Lorsque les vents du changement économique soufflent, les comportements financiers des ménages sont parmi les premiers à réagir. L’année 2023 ne fait pas exception à cette règle. Elle a apporté un grand chamboulement dans le domaine des placements financiers en France. Une récente étude menée par les économistes du groupe BPCE révèle une tendance intrigante : bien que les Français continuent à épargner massivement, leurs investissements financiers sont en recul. Cela peut sembler paradoxal, mais c’est le résultat d’une conjonction complexe de facteurs économiques. Notons également que mettre de l’argent de côté devient de plus en plus difficile.
Un taux d’épargne robuste
Après une année de prévisions économiques pessimistes, de nombreux indicateurs liés à la situation des ménages se sont améliorés.
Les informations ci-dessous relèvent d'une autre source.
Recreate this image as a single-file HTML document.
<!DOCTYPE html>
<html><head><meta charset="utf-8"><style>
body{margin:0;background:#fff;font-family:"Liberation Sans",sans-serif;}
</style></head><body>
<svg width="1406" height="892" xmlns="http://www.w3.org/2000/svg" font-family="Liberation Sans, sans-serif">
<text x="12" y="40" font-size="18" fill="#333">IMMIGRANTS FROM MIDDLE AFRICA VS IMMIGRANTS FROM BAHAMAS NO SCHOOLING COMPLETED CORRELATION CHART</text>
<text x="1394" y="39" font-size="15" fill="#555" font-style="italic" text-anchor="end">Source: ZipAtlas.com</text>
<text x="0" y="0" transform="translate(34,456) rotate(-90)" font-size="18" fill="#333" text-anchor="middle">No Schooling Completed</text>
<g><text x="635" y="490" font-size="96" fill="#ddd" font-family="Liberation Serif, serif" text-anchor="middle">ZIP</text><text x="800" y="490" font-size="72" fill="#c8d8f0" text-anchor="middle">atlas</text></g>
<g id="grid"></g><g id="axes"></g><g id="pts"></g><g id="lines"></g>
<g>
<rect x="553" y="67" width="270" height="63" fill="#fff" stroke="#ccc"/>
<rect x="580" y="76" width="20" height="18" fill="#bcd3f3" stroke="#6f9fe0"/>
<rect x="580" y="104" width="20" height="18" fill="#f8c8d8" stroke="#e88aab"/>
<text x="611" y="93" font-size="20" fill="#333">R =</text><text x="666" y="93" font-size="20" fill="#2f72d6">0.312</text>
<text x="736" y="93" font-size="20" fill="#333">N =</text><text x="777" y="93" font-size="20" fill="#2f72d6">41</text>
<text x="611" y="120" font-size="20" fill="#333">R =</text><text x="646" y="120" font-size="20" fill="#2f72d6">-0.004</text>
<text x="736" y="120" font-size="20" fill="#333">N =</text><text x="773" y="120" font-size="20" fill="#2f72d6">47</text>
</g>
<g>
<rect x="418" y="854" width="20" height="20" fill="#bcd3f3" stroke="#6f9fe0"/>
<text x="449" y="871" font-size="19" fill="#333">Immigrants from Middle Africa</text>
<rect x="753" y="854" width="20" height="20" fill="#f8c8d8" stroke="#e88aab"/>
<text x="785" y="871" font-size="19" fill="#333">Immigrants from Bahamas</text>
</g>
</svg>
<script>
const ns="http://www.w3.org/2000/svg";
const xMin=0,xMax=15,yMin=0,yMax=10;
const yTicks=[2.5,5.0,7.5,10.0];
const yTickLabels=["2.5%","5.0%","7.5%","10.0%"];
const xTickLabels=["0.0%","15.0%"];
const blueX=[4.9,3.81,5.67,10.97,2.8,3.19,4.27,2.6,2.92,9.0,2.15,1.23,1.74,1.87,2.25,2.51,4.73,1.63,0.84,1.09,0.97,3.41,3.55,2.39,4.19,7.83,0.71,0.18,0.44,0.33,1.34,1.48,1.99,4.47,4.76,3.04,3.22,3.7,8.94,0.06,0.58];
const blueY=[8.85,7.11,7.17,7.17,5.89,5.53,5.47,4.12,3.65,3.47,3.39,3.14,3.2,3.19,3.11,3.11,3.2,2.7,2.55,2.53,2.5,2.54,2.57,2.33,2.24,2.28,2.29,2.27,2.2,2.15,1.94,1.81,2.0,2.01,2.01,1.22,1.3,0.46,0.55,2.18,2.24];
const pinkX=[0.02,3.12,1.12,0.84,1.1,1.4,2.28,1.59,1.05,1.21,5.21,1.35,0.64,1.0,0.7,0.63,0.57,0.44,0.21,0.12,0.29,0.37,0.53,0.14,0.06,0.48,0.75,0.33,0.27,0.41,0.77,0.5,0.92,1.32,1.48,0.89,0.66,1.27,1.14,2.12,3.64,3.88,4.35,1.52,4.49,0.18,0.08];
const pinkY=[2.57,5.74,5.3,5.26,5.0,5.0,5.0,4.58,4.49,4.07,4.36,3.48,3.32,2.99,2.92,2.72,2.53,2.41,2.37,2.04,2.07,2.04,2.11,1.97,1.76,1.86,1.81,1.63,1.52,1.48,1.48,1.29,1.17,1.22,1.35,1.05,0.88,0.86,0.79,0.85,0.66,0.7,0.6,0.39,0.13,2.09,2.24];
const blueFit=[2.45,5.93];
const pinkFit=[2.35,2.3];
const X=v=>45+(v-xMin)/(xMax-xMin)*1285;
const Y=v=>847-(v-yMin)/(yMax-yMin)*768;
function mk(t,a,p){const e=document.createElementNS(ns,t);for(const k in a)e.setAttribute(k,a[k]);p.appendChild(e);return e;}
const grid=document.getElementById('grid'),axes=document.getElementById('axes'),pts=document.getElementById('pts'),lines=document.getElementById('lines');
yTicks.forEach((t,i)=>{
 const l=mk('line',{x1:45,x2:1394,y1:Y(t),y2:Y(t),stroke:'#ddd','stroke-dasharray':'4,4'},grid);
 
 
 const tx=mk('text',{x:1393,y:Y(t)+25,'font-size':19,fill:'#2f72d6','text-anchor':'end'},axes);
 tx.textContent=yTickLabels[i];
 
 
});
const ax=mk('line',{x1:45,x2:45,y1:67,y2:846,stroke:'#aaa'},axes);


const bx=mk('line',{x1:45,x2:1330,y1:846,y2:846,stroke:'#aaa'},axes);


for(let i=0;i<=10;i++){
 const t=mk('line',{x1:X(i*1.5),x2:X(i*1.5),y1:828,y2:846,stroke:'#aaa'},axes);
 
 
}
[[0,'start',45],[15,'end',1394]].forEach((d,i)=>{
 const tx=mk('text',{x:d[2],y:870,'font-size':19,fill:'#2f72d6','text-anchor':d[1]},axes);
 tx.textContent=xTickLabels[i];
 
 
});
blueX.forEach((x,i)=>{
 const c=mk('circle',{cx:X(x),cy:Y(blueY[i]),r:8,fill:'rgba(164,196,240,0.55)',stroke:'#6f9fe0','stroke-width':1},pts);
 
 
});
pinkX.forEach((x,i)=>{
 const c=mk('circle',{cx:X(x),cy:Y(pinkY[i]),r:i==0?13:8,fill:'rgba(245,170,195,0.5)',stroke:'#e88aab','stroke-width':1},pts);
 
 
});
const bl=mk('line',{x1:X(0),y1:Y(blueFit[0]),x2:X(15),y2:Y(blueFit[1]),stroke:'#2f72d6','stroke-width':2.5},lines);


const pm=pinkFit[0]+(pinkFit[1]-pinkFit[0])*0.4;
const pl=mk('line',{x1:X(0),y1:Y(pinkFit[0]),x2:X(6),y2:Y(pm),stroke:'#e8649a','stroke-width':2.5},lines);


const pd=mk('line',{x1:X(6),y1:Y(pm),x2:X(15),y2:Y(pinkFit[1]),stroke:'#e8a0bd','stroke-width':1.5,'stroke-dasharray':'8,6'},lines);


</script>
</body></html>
Selon l’enquête BPCE-Audirep de juin 2023, les ménages français montrent un regain d’optimisme concernant l’avenir, leur niveau de vie passé et leurs perspectives de pouvoir d’achat.
Cette amélioration découle en grande partie d’une anticipation d’inflation qui est passée d’une tendance à l’emballement à une stabilité relative, bien que sans signes de repli. Pourtant, l’envie d’épargner reste une tendance dominante, sauf parmi les foyers à revenus plus modestes.
Par conséquent, le taux d’épargne reste à un niveau exceptionnellement élevé, s’établissant à 18,3% au premier trimestre de 2023, proche des 18,7% observés au quatrième trimestre 2022.
On note ici une baisse sensible du taux d’épargne.
Malgré le relâchement de la pression inflationniste et des taux de chômage, les indicateurs liés à l’opportunité et à la capacité d’épargner demeurent solides. Et ce, malgré une baisse très modérée estimée vers 17,8% en 2023 et 17,6% en 2024.
Mais en dépit de ce niveau soutenu d’épargne, les flux de placements financiers sont en baisse par rapport à l’année précédente. Contrairement au Royaume-Uni, où l’épargne est intimement liée aux investissements financiers, en France, une part importante de l’épargne est allouée au financement de l’investissement immobilier, au détriment des investissements financiers.
La disponibilité du crédit pour le logement limite cet autofinancement et libère des ressources pour les flux financiers.
Les dilemmes du crédit et de l’Épargne
Le crédit joue un rôle crucial dans cette équation. Lorsque le crédit est rare et coûteux, la capacité d’investir dans des actifs financiers est réduite. Selon BPCE L’Observatoire, l’approche des flux financiers repose sur l’évaluation de l’effort net de placement sur divers actifs financiers.
Cette méthode anticipe une baisse de près de la moitié des excédents, avec 45,7 milliards d’euros en 2023, comparés aux 82,4 milliards d’euros en 2022. Une diminution qui s’explique par la stagnation, voire la contraction du pouvoir d’achat, outre la diminution de la distribution de crédits.
Cette baisse des flux financiers s’accompagne d’une multiplication des arbitrages entre les actifs financiers. En effet, face aux changements rapides des rendements et de la hiérarchie des actifs, les Français commencent à réorganiser leurs investissements.
- Environ 21 % des Français, principalement les plus jeunes et les plus aisés, ont déjà réalisé des arbitrages,
- et 20% prévoient d’en effectuer dans les six prochains mois, en se concentrant sur les dépôts à vue pour les retraits et les livrets défiscalisés pour les versements.
L’impact de la hausse des taux réglementés est un facteur déterminant pour comprendre la structure des placements en 2023.
Les hausses des taux du livret A, du LDDS et du LEP ont engendré des arbitrages violents entre actifs financiers. Une hausse du taux du livret A de 50 points de base, mesurée hors effet LEP, pourrait modifier de manière significative la répartition des investissements. Par exemple, une hausse de 50 points de base du taux du livret A pourrait stimuler les investissements de 8,4 milliards d’euros, mais au détriment de l’assurance-vie, qui perdrait 13 milliards d’euros d’investissements.
Au bout de la chaîne, les Français continuent de déplacer leurs investissements vers des actifs offrant une protection contre l’inflation. Les comptes à terme, les OPC monétaires et les titres de créances devraient devenir les destinations privilégiées de ces investissements. Toutefois, la collecte sur les Plans Épargne Logement (PEL) devrait continuer à décliner, en raison des rendements peu attrayants et des changements fiscaux.